September 22, 2010 (Santee) – “Education is the foundation of our future. I urge you to get as much of it as you can,” Barona tribal chairman Edwin “Thorpe” Romero told schoolchildren at Carlton Hills Elementary School in Santee this morning. “My tribe, the Barona band of Mission Indians, and I are thankful that we are able to support your school.”


Romero presented principal Terry Heck with a check for $5,000 – surpassing the one million dollar mark for the Barona Education Grant program statewide.

“I am very appreciative of the Barona community and its long-standing commitment of the education community,” said State Superintendent Jack O’Connell, who joined with local leaders including Assemblyman Joel Anderson (R-El Cajon). “This money is needed more today than ever before,” he said.

Speaking with East County Magazine after the presentation, O’Connell expressed concern that the state has been “moving in the wrong direction” by “disinvesting in public education,” leading to large class sizes, fewer teachers, cuts in arts, librarians, and even bus transportation for students. “We need to make education a priority and return actual funding priorities to the local districts.”

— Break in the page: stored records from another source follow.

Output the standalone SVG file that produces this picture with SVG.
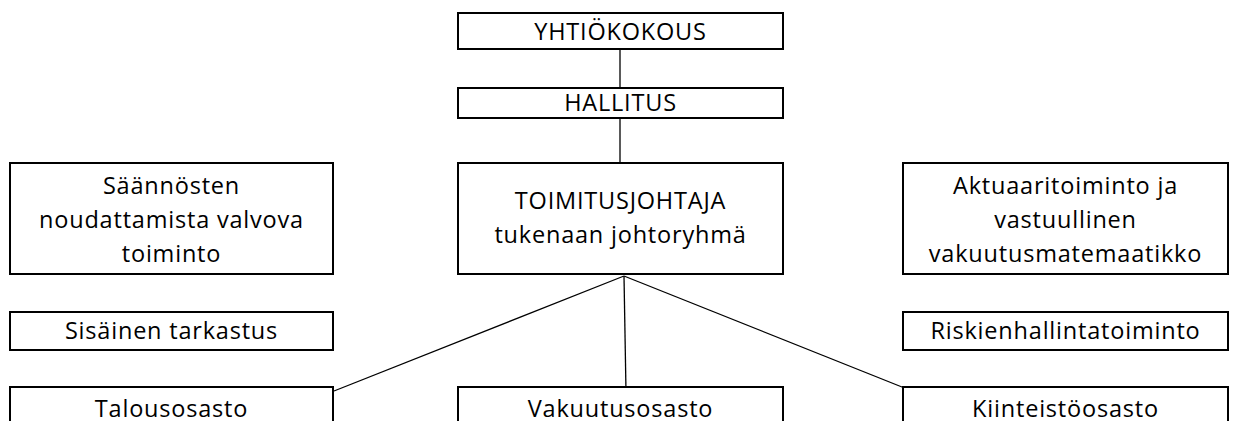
<svg xmlns="http://www.w3.org/2000/svg" width="1237" height="421" viewBox="0 0 1237 421">
<style>
.box{fill:#fff;stroke:#000;stroke-width:2}
.lbl{font-family:"Open Sans","Liberation Sans",sans-serif;font-size:23.5px;letter-spacing:0.8px;fill:#000;text-anchor:middle}
.con{stroke:#000;stroke-width:1.3;fill:none}
</style>
<rect width="1237" height="421" fill="#fff"/>
<g id="connectors">
<line class="con" x1="620" y1="50" x2="620" y2="88"/>
<line class="con" x1="620" y1="118" x2="620" y2="163"/>
<line class="con" x1="624" y1="276" x2="334" y2="391"/>
<line class="con" x1="624" y1="276" x2="626" y2="392"/>
<line class="con" x1="624" y1="276" x2="912" y2="391"/>
</g>
<g id="yhtiokokous"><rect class="box" x="458" y="13" width="325" height="36"/><text class="lbl" x="620.5" y="40">YHTIÖKOKOUS</text></g>
<g id="hallitus"><rect class="box" x="458" y="88" width="325" height="30"/><text class="lbl" x="620.5" y="111">HALLITUS</text></g>
<g id="toimitusjohtaja"><rect class="box" x="458" y="163" width="325" height="111"/><text class="lbl" x="620.5" y="209">TOIMITUSJOHTAJA</text><text class="lbl" x="620.5" y="243">tukenaan johtoryhmä</text></g>
<g id="compliance"><rect class="box" x="10" y="163" width="323" height="111"/><text class="lbl" x="171.5" y="194">Säännösten</text><text class="lbl" x="171.5" y="228">noudattamista valvova</text><text class="lbl" x="171.5" y="262">toiminto</text></g>
<g id="aktuaari"><rect class="box" x="903" y="163" width="325" height="111"/><text class="lbl" x="1065.5" y="194">Aktuaaritoiminto ja</text><text class="lbl" x="1065.5" y="228">vastuullinen</text><text class="lbl" x="1065.5" y="262">vakuutusmatemaatikko</text></g>
<g id="sisainen"><rect class="box" x="10" y="312" width="323" height="38"/><text class="lbl" x="171.5" y="339">Sisäinen tarkastus</text></g>
<g id="riski"><rect class="box" x="903" y="312" width="325" height="38"/><text class="lbl" x="1065.5" y="339">Riskienhallintatoiminto</text></g>
<g id="talous"><rect class="box" x="10" y="387" width="323" height="60"/><text class="lbl" x="171.5" y="417">Talousosasto</text></g>
<g id="vakuutus"><rect class="box" x="458" y="387" width="325" height="60"/><text class="lbl" x="620.5" y="417">Vakuutusosasto</text></g>
<g id="kiinteisto"><rect class="box" x="903" y="387" width="325" height="60"/><text class="lbl" x="1065.5" y="417">Kiinteistöosasto</text></g>
</svg>
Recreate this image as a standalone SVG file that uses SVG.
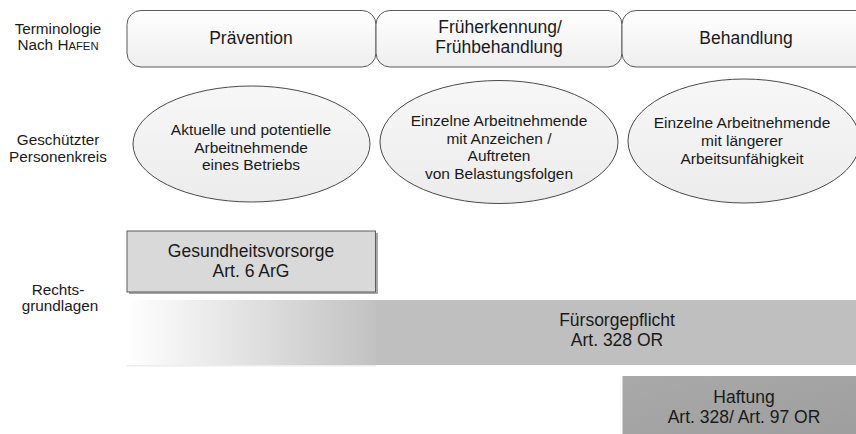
<svg xmlns="http://www.w3.org/2000/svg" width="856" height="434" viewBox="0 0 856 434">
<style>
text{font-family:"Liberation Sans",Arial,sans-serif;fill:#1a1a1a;text-anchor:middle}
.lbl{font-size:15.3px}
.big{font-size:17.5px}
.mid{font-size:15.5px}
.phase{fill:url(#gTop);stroke:#5a5a5a;stroke-width:1}
.ell{fill:url(#gEll);stroke:#4a4a4a;stroke-width:1}
</style>
<defs>
<linearGradient id="gTop" x1="0" y1="0" x2="0" y2="1">
<stop offset="0" stop-color="#ffffff"/>
<stop offset="1" stop-color="#eeeeee"/>
</linearGradient>
<linearGradient id="gEll" x1="0" y1="0" x2="0" y2="1">
<stop offset="0" stop-color="#f7f7f7"/>
<stop offset="1" stop-color="#ececec"/>
</linearGradient>
<linearGradient id="gFade" x1="0" y1="0" x2="1" y2="0">
<stop offset="0" stop-color="#ffffff"/>
<stop offset="1" stop-color="#c2c2c2"/>
</linearGradient>
<linearGradient id="gHaft" x1="0" y1="0" x2="1" y2="1">
<stop offset="0" stop-color="#a9a9a9"/>
<stop offset="1" stop-color="#9e9e9e"/>
</linearGradient>
</defs>
<g id="row-labels">
<text class="lbl" x="58" y="33.5">Terminologie</text>
<text class="lbl" x="58" y="50">Nach H<tspan font-size="11.3px">AFEN</tspan></text>
<text class="lbl" x="58" y="145">Geschützter</text>
<text class="lbl" x="58" y="161.5">Personenkreis</text>
<text class="lbl" x="58" y="294.5">Rechts-</text>
<text class="lbl" x="60" y="311">grundlagen</text>
</g>
<g id="praevention">
<rect class="phase" x="127" y="10.5" width="249" height="56.5" rx="14"/>
<text class="big" x="251" y="44">Prävention</text>
</g>
<g id="frueherkennung">
<rect class="phase" x="376" y="10.5" width="246" height="56.5" rx="14"/>
<text class="big" x="500" y="33">Früherkennung/</text>
<text class="big" x="499" y="53">Frühbehandlung</text>
</g>
<g id="behandlung">
<rect class="phase" x="622" y="10.5" width="250" height="56.5" rx="14"/>
<text class="big" x="746" y="44">Behandlung</text>
</g>
<g id="personen-praevention">
<ellipse class="ell" cx="251.5" cy="144" rx="118.5" ry="58"/>
<text class="mid" x="251" y="135">Aktuelle und potentielle</text>
<text class="mid" x="251" y="152.5">Arbeitnehmende</text>
<text class="mid" x="251" y="170">eines Betriebs</text>
</g>
<g id="personen-frueherkennung">
<ellipse class="ell" cx="499" cy="142" rx="119" ry="61.5"/>
<text class="mid" x="499" y="126">Einzelne Arbeitnehmende</text>
<text class="mid" x="499" y="144">mit Anzeichen /</text>
<text class="mid" x="499" y="161">Auftreten</text>
<text class="mid" x="499" y="179">von Belastungsfolgen</text>
</g>
<g id="personen-behandlung">
<ellipse class="ell" cx="744" cy="141" rx="116" ry="62"/>
<text class="mid" x="742" y="128">Einzelne Arbeitnehmende</text>
<text class="mid" x="742" y="146">mit längerer</text>
<text class="mid" x="742" y="163.5">Arbeitsunfähigkeit</text>
</g>
<g id="gesundheitsvorsorge">
<rect x="129" y="233" width="249" height="61" fill="#a8a8a8"/>
<rect x="127" y="231" width="248.5" height="61" fill="#d9d9d9" stroke="#5e5e5e" stroke-width="1"/>
<text class="big" x="251" y="257">Gesundheitsvorsorge</text>
<text class="big" x="251" y="277">Art. 6 ArG</text>
</g>
<g id="fuersorgepflicht">
<rect x="127" y="300" width="249" height="66" fill="url(#gFade)"/>
<rect x="127" y="365" width="249" height="1.5" fill="#ececec"/>
<rect x="376" y="300" width="480" height="65" fill="#bfbfbf"/>
<text class="big" x="617" y="326">Fürsorgepflicht</text>
<text class="big" x="617" y="346">Art. 328 OR</text>
</g>
<g id="haftung">
<rect x="622.5" y="376" width="240" height="60" fill="url(#gHaft)"/>
<text class="big" x="744" y="402.5">Haftung</text>
<text class="big" x="744" y="422.5">Art. 328/ Art. 97 OR</text>
</g>
</svg>
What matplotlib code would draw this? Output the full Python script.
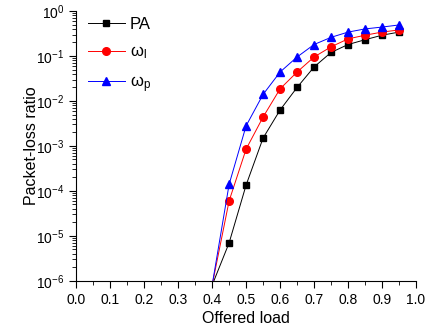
import matplotlib
matplotlib.use("Agg")
import matplotlib.pyplot as plt
from matplotlib.ticker import MultipleLocator

plt.rcParams['font.family'] = ['Liberation Sans', 'DejaVu Sans']
plt.rcParams['mathtext.fontset'] = 'custom'
plt.rcParams['mathtext.rm'] = 'Liberation Sans'
plt.rcParams['mathtext.it'] = 'Liberation Sans:italic'

# offered load
load = [0.40, 0.45, 0.50, 0.55, 0.60, 0.65, 0.70, 0.75, 0.80, 0.85, 0.90, 0.95]

# packet-loss ratio per scheme
pa = [8e-7, 7e-6, 1.35e-4, 1.5e-3, 6.3e-3, 0.020, 0.057, 0.12, 0.18, 0.23, 0.29, 0.34]
omega_l = [8e-7, 6e-5, 8.5e-4, 4.4e-3, 0.0186, 0.044, 0.095, 0.16, 0.24, 0.29, 0.34, 0.38]
omega_p = [8e-7, 1.4e-4, 2.8e-3, 0.014, 0.044, 0.095, 0.18, 0.26, 0.34, 0.40, 0.44, 0.49]

fig = plt.figure(figsize=(4.28, 3.34), dpi=100)
ax = fig.add_axes([0.178, 0.159, 0.794, 0.808])

ax.plot(load, pa, color='black', marker='s', markersize=5, lw=0.7, label='PA')
ax.plot(load, omega_l, color='red', marker='o', markersize=5.5, lw=0.7,
        label=r'$\mathrm{\omega_l}$')
ax.plot(load, omega_p, color='blue', marker='^', markersize=6, lw=0.7,
        label=r'$\mathrm{\omega_p}$')

ax.set_yscale('log')
ax.set_xlim(0, 1.0)
ax.set_ylim(1e-6, 1)
ax.xaxis.set_major_locator(MultipleLocator(0.1))
ax.xaxis.set_minor_locator(MultipleLocator(0.05))
ax.xaxis.set_major_formatter(plt.FormatStrFormatter('%.1f'))

ax.spines['top'].set_visible(False)
ax.spines['right'].set_visible(False)
ax.tick_params(which='both', direction='out', labelsize=10)
ax.tick_params(which='major', length=5)
ax.tick_params(which='minor', length=3)

ax.set_xlabel('Offered load', fontsize=11.5, labelpad=3)
ax.set_ylabel('Packet-loss ratio', fontsize=11.5)
ax.yaxis.set_label_coords(-0.11, 0.5)

ax.legend(loc='upper left', bbox_to_anchor=(0.0, 1.02), frameon=False,
          fontsize=12, handlelength=2.2, handletextpad=0.3,
          labelspacing=0.75, borderaxespad=0.3)

fig.savefig('out.png', dpi=100)
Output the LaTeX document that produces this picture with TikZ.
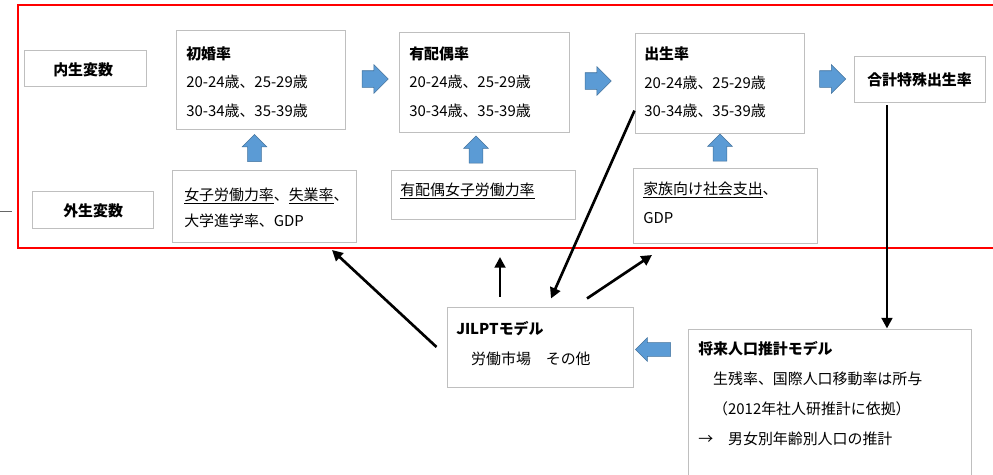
\documentclass[tikz,border=0pt]{standalone}
\usepackage{fontspec}
\setmainfont{Noto Sans CJK JP}
\usetikzlibrary{arrows.meta,shapes.arrows,fit}
\definecolor{framered}{RGB}{255,0,0}
\definecolor{boxgray}{RGB}{191,191,191}
\definecolor{arrowblue}{RGB}{91,155,213}
\definecolor{arrowedge}{RGB}{65,113,156}

\begin{document}
\begin{tikzpicture}[x=0.75pt,y=-0.75pt,font=\fontsize{11.2}{21.4}\selectfont,
  box/.style={draw=boxgray,line width=0.75pt,inner sep=0pt},
  txt/.style={anchor=base west,align=left,text width=#1,inner sep=0pt},
  txt/.default=160pt,
  rarrow/.style={single arrow,fill=arrowblue,draw=arrowedge,line width=0.4pt,inner xsep=2pt,inner ysep=6pt,single arrow head extend=4.5pt,minimum height=19.5pt},
  uarrow/.style={rarrow,shape border rotate=90,inner sep=4.9pt,single arrow head extend=4.1pt,minimum height=20.25pt},
  larrow/.style={rarrow,shape border rotate=180,inner sep=4.9pt,single arrow head extend=3.75pt,minimum height=26.25pt},
  link/.style={line width=2pt,-{Triangle[length=8pt,width=8pt]}}]
\useasboundingbox (0,0) rectangle (993,475);

% exogenous / endogenous frame
\draw[framered,line width=1.5pt] (18,5) rectangle (1005,248);
\draw[black!60,line width=0.75pt] (0,211) -- (12,211);

% labels on the left
\node[box,fit={(24,50) (146,86)}] (endo) {};
\node[txt=80pt] (endo-t) at (53,75) {\textbf{内生変数}};
\node[box,fit={(32,191) (153,228)}] (exo) {};
\node[txt=80pt] (exo-t) at (63,216.5) {\textbf{外生変数}};

% endogenous chain
\node[box,fit={(176,30) (345,129)}] (shokon) {};
\node[txt] (shokon-t) at (186,59) {\textbf{初婚率}\\20-24歳、25-29歳\\30-34歳、35-39歳};
\node[box,fit={(399,32) (569,132)}] (haigu) {};
\node[txt] (haigu-t) at (409,59) {\textbf{有配偶率}\\20-24歳、25-29歳\\30-34歳、35-39歳};
\node[box,fit={(635,33) (804,133)}] (shussei) {};
\node[txt] (shussei-t) at (644,59.5) {\textbf{出生率}\\20-24歳、25-29歳\\30-34歳、35-39歳};
\node[box,fit={(854,56) (985,102)}] (goukei) {};
\node[txt=120pt] (goukei-t) at (867,85) {\textbf{合計特殊出生率}};

\node[rarrow] (r1) at (371,79) {};
\node[rarrow] (r2) at (594,81) {};
\node[rarrow] (r3) at (828.5,79) {};

% exogenous inputs
\node[box,fit={(172,170) (356,242)}] (exo1) {};
\node[txt,font=\fontsize{11.2}{19.5}\selectfont] (exo1-t) at (184,200) {\underline{女子労働力率}、\underline{失業率}、\\大学進学率、GDP};
\node[box,fit={(391,170) (575,219)}] (exo2) {};
\node[txt] (exo2-t) at (400,195) {\underline{有配偶女子労働力率}};
\node[box,fit={(633,168) (817,243)}] (exo3) {};
\node[txt,font=\fontsize{11.2}{21.75}\selectfont] (exo3-t) at (643,194) {\underline{家族向け社会支出}、\\GDP};

\node[uarrow] (u1) at (254.5,151.5) {};
\node[uarrow] (u2) at (476,153) {};
\node[uarrow] (u3) at (720,151) {};

% models
\node[box,fit={(447,307) (633,387)}] (jilpt) {};
\node[txt,font=\fontsize{11.2}{22.5}\selectfont] (jilpt-t) at (456,334) {\textbf{JILPTモデル}\\　労働市場　その他};
\node[box,fit={(688,329) (971,490)}] (shorai) {};
\node[txt=270pt,font=\fontsize{11.2}{22.5}\selectfont] (shorai-t) at (698,354) {\textbf{将来人口推計モデル}\\　生残率、国際人口移動率は所与\\　（2012年社人研推計に依拠）\\→　男女別年齢別人口の推計};
\node[larrow] (l1) at (656.5,349.5) {};

% feedback links
\coordinate (exo-shokon) at (332,250);
\coordinate (exo-haigu) at (500,257);
\coordinate (exo-shussei) at (652,255);
\draw[link] ([xshift=-7.5pt]jilpt.west) -- (exo-shokon);
\draw[link] ([shift={(-40,-10)}]jilpt.north) -- (exo-haigu);
\draw[link] (shussei.198.7) -- ([shift={(11,-8)}]jilpt.north);
\draw[link] ([shift={(47,-8)}]jilpt.north) -- (exo-shussei);
\draw[link] ([xshift=-24.4pt,yshift=-2pt]goukei.south) coordinate (g) -- (g |- shorai.north);
\end{tikzpicture}
\end{document}
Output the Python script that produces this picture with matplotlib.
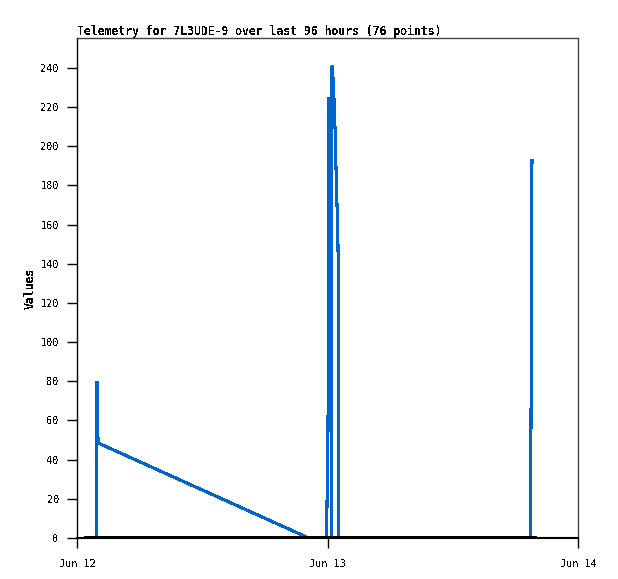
import matplotlib
matplotlib.use("Agg")
import matplotlib.pyplot as plt
from datetime import datetime, timedelta

# ---- data (hours after Jun 12 00:00) ----
base = datetime(2024, 6, 12)
blue_hours = [0.86, 1.88, 1.92, 1.97, 2.03, 22.20,
              23.90, 23.95, 24.00, 24.05, 24.10, 24.24, 24.31, 24.36, 24.43,
              24.56, 24.65, 24.75, 24.80, 24.86, 24.94, 25.00, 25.08, 25.09,
              43.45, 43.50, 43.59]
blue_values = [0, 0, 80, 56, 48.5, 0,
               0, 16, 40, 56, 225, 56, 224, 0, 241,
               233, 220, 205, 192, 179, 165, 151, 113, 0,
               0, 64.5, 192.5]
black_hours = [0.86, 43.88]
black_values = [0, 0]
x_tick_labels = ["Jun 12", "Jun 13", "Jun 14"]
y_ticks = list(range(0, 241, 20))
title = "Telemetry for 7L3UDE-9 over last 96 hours (76 points)"
ylabel = "Values"

blue_t = [base + timedelta(hours=h) for h in blue_hours]
black_t = [base + timedelta(hours=h) for h in black_hours]
x_ticks = [base + timedelta(days=i) for i in range(3)]

plt.rcParams['text.antialiased'] = False

fig = plt.figure(figsize=(6.18, 5.79), dpi=100)
ax = fig.add_axes([77/618, 1-538/579, 501/618, 500/579])

ax.plot(blue_t, blue_values, color='#0066CC', lw=1.5, antialiased=False,
        solid_joinstyle='bevel', zorder=2)
ax.plot(black_t, black_values, color='black', lw=1.6, antialiased=False, zorder=3)

ax.set_xlim(x_ticks[0], x_ticks[-1])
ax.set_ylim(0, 255.3)
ax.set_xticks(x_ticks)
ax.set_xticklabels(x_tick_labels)
ax.set_yticks(y_ticks)
ax.set_yticklabels([str(v) for v in y_ticks])

for lab in ax.get_xticklabels() + ax.get_yticklabels():
    lab.set_fontfamily('DejaVu Sans Mono')
    lab.set_fontsize(7.4)

ax.tick_params(axis='y', direction='out', length=7, width=1, pad=6, color='black')
ax.tick_params(axis='x', direction='out', length=7, width=1, pad=8, color='black')

for s in ['top', 'right']:
    ax.spines[s].set_color('#444444')
    ax.spines[s].set_linewidth(1)
ax.spines['left'].set_color('black')
ax.spines['left'].set_linewidth(1)
ax.spines['bottom'].set_color('black')
ax.spines['bottom'].set_linewidth(1.5)

ax.set_title(title, loc='left', pad=2.5, fontfamily='DejaVu Sans Mono',
             fontweight='bold', fontsize=8.3)
ax.set_ylabel(ylabel, fontfamily='DejaVu Sans Mono', fontweight='bold',
              fontsize=8.3)
ax.yaxis.set_label_coords(-0.08, 0.5)

fig.savefig('out.png', dpi=100)
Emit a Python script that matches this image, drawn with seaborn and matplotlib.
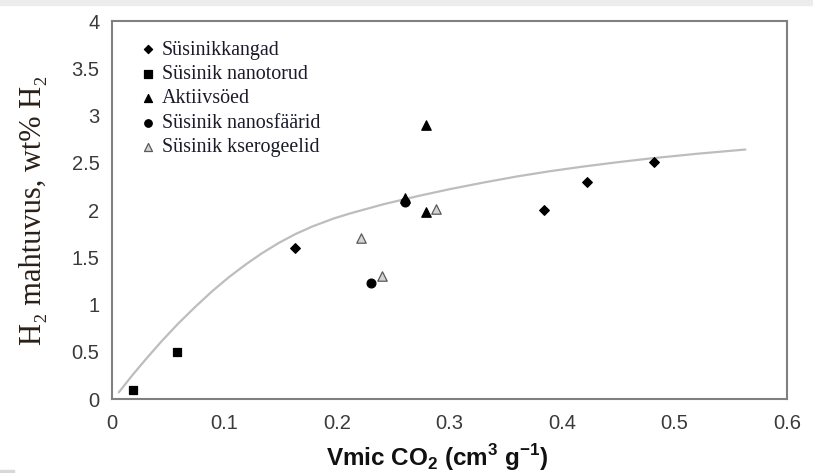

O’Connell offered high praise for Barona, which has distributed grants to over 200 schools throughout California, helping more than half a million children with projects ranging from purchases of computers to text books. The Barona Education Program is the first of its kind in California created and administered by a tribal government, building upon the success of the Barona Indian Charter School.


“The Barona Education Grant Program is truly an innovative way of creating more opportunities for the children of California,” said O’Connell. “Programs of this kind help to ensure that California’s next generation will have the means to achieve academically.”

Candy Stotz, a second grade teacher at Carlton Hills Elementary, wrote the grant proposal that Barona funded. Grant funds have been used to purchase student responders for students in first, second and third grades. The high-tech, hand-held devices allow teachers to receive instant feedback to determine whether students understand lessons taught.

“You will learn in a fun and exciting way,” the principal told youngsters, who later tried out the new high-tech responders for the first time. The teacher posed basic arithmetic problems and kids quickly popped in their responses. A screen at the front of the classroom displayed cumulative results showing what percentage of the class got each answer correct. The teacher has the ability to see which students got answers wrong—so she knows who may need additional help.

“Santee is special, because you are here locally and you’re our neighbors,” Chairman Romero said. Barona also presented the school with copies of the book My Ancestor’s Village, which recounts the history of Native Americans in our region. Tribal councilwoman Beth Glasco read a portion of the book aloud to the children.

Assemblyman Anderson expressed his appreciation to the tribe. “Their friendships have exceeded every expectation,” he told students. “The Barona Band has stepped up because they care about education-- and they care about you.”